Additionally, 73.4 percent agreed that the Founding Fathers “understood the importance of law-abiding citizens right to legally own firearms for things like hunting, sport and personal protection” and that the Second Amendment is “one of our most important and cherished civil rights in the U.S. Constitution.”
The survey comes as President Joe Biden and Democrats consider gun control legislation in wake of mass shootings in Boulder, Colo., and Atlanta. The president last week issued a handful of executive orders that he says will address the nation’s “epidemic” of gun violence, including instructing the Department of Justice to issue new rules about the sales of “ghost guns” and pistol arm braces as well as model “red flag law” legislation for states.
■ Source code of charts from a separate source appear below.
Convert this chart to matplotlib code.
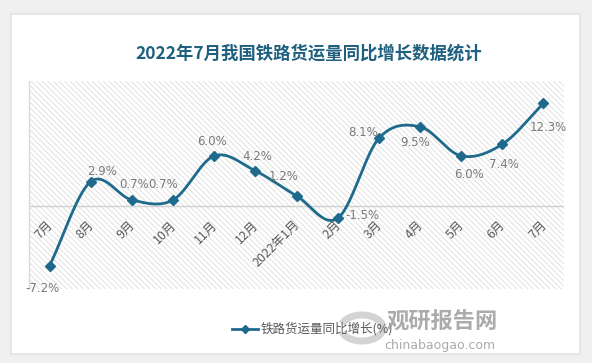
import numpy as np
import matplotlib
matplotlib.use("Agg")
import matplotlib.pyplot as plt
from matplotlib.patches import Rectangle, Arc
from matplotlib.lines import Line2D

plt.rcParams['font.family'] = ['Noto Sans CJK SC', 'DejaVu Sans']
plt.rcParams['hatch.linewidth'] = 0.5

categories = ['7月', '8月', '9月', '10月', '11月', '12月', '2022年1月',
              '2月', '3月', '4月', '5月', '6月', '7月']
values = [-7.2, 2.9, 0.7, 0.7, 6.0, 4.2, 1.2, -1.5, 8.1, 9.5, 6.0, 7.4, 12.3]
value_labels = ['-7.2%', '2.9%', '0.7%', '0.7%', '6.0%', '4.2%', '1.2%',
                '-1.5%', '8.1%', '9.5%', '6.0%', '7.4%', '12.3%']
series_name = '铁路货运量同比增长(%)'
title = '2022年7月我国铁路货运量同比增长数据统计'

# label offsets in pixels (dx, dy; dy positive = up)
label_offsets = [(-7, -23), (11, 10), (2, 15), (-10, 15), (-2, 14), (2, 14),
                 (-13, 19), (25, 3), (-16, 6), (-5, -16), (8, -19), (2, -20),
                 (5, -24)]

W, H = 592, 363
fig = plt.figure(figsize=(W / 100, H / 100), dpi=100)
fig.patch.set_facecolor('#f0f0f0')

# white card with soft shadow
for i, a in enumerate([0.05, 0.05, 0.06]):
    d = 3 - i
    fig.patches.append(Rectangle(((12 - d) / W, 1 - (353 + d) / H),
                                 (567 + 2 * d) / W, (338 + 2 * d) / H,
                                 transform=fig.transFigure, facecolor='#b0b0b0',
                                 alpha=a, edgecolor='none', zorder=-2))
fig.patches.append(Rectangle((12 / W, 1 - 353 / H), 567 / W, 338 / H,
                             transform=fig.transFigure, facecolor='white',
                             edgecolor='none', zorder=-1))

ax = fig.add_axes([29 / W, 1 - 289 / H, (564 - 29) / W, (289 - 81) / H])
ax.set_zorder(1)
ax.set_facecolor('none')
ax.set_xlim(-0.5, len(values) - 0.5)
ax.set_ylim(-10, 15)
ax.add_patch(Rectangle((0, 0), 1, 1, transform=ax.transAxes, facecolor='white',
                       edgecolor='#d6d6d6', hatch='\\\\\\\\\\\\', linewidth=0,
                       zorder=0))
for s in ['top', 'right', 'bottom']:
    ax.spines[s].set_visible(False)
ax.spines['left'].set_color('#d9d9d9')
ax.spines['left'].set_linewidth(1.0)
ax.set_xticks([])
ax.set_yticks([])
ax.axhline(0, color='#d0d0d0', linewidth=1.0, zorder=1)

x = np.arange(len(values))
y = np.array(values, dtype=float)

# smooth curve (Catmull-Rom through the data points)
def catmull_rom(xp, yp, n=30):
    P = np.column_stack([xp, yp])
    P = np.vstack([P[0] - (P[1] - P[0]), P, P[-1] + (P[-1] - P[-2])])
    out = []
    for i in range(1, len(P) - 2):
        p0, p1, p2, p3 = P[i - 1], P[i], P[i + 1], P[i + 2]
        t = np.linspace(0, 1, n, endpoint=False)[:, None]
        c = 0.5 * ((2 * p1) + (-p0 + p2) * t + (2 * p0 - 5 * p1 + 4 * p2 - p3) * t ** 2
                   + (-p0 + 3 * p1 - 3 * p2 + p3) * t ** 3)
        out.append(c)
    out.append(P[-2][None, :])
    return np.vstack(out)

curve = catmull_rom(x, y)
color = '#1d6a8c'
ax.plot(curve[:, 0], curve[:, 1], color=color, linewidth=2.0, zorder=3,
        solid_capstyle='round')
ax.plot(x, y, linestyle='none', marker='D', markersize=5.5, color=color, zorder=4)

for xi, yi, lab, (dx, dy) in zip(x, y, value_labels, label_offsets):
    ax.annotate(lab, (xi, yi), xytext=(dx, dy), textcoords='offset pixels',
                ha='center', va='center', fontsize=8.5, color='#7a7a7a',
                zorder=5, family=['DejaVu Sans'])

for xi, cat in zip(x, categories):
    ax.annotate(cat, (xi, 0), xytext=(1, -17), textcoords='offset pixels',
                ha='right', va='center', rotation=45, rotation_mode='anchor',
                fontsize=9, color='#595959', zorder=5)

fig.text(309 / W, 1 - 54 / H, title, ha='center', va='center',
         fontsize=12.5, fontweight='bold', color='#1f607f')

# legend
fig.lines.append(Line2D([232 / W, 258 / W], [1 - 329 / H, 1 - 329 / H],
                        transform=fig.transFigure, color=color, linewidth=2))
fig.lines.append(Line2D([245 / W], [1 - 329 / H], transform=fig.transFigure,
                        color=color, marker='D', markersize=4.5, linestyle='none'))
fig.text(261 / W, 1 - 329 / H, series_name, ha='left', va='center',
         fontsize=9, color='#595959')

# watermark
fig.patches.append(Arc((362 / W, 1 - 328 / H), 42 / W, 26 / H, theta1=200,
                       theta2=520, transform=fig.transFigure,
                       color='#c8c8c8', linewidth=5, alpha=0.8))
fig.text(442 / W, 1 - 322 / H, '观研报告网', ha='center', va='center',
         fontsize=16, fontweight='bold', color='#9c9c9c', alpha=0.85)
fig.text(440 / W, 1 - 346 / H, 'chinabaogao.com', ha='center', va='center',
         fontsize=9, color='#9c9c9c', alpha=0.85, family=['DejaVu Sans'])

fig.savefig('out.png', dpi=100, facecolor=fig.get_facecolor())
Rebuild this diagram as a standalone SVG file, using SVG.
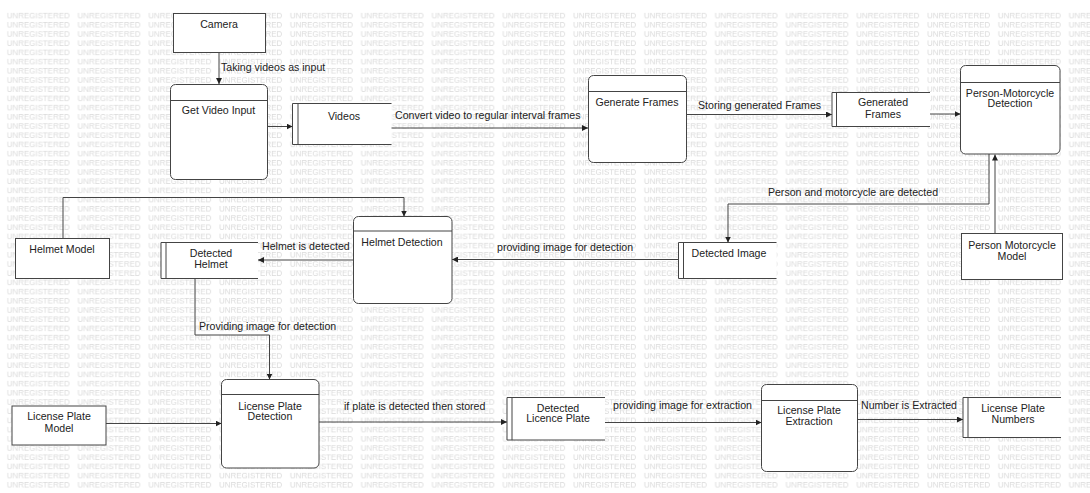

The shootings in March left 18 people dead.
The poll also found:
- 58.1 percent said they were more likely to support a candidate “who supports the Second Amendment and the right to bear arms,” compared with 21.9 percent
- 55.6 percent said they believe enforcement of existing laws is more important than the passage of gun control, compared with 36.1 percent
“As we’ve been saying for years, gun control extremists have been completely wrong in their desire erase the Second Amendment and turn a right to bear arms into a heavily-regulated privilege. That notion doesn’t even square with non-gun owners, as the McLaughlin survey results confirm,” Second Amendment Foundation founder and executive vice president Alan Gottlieb told Breitbart.
“Americans are protective of their constitutional rights, and we will use these poll results to fight the attacks on gun owners happening right now on Capitol Hill and in the Oval Office,” he added.
Gun violence in the U.S. has skyrocketed in recent years. According to Gun Violence Archive, a nonprofit group that tracks gun violence in the U.S., more than 19,000 people died in gun homicides last year, the most in more than two decades, up by nearly 25 percent from 2019.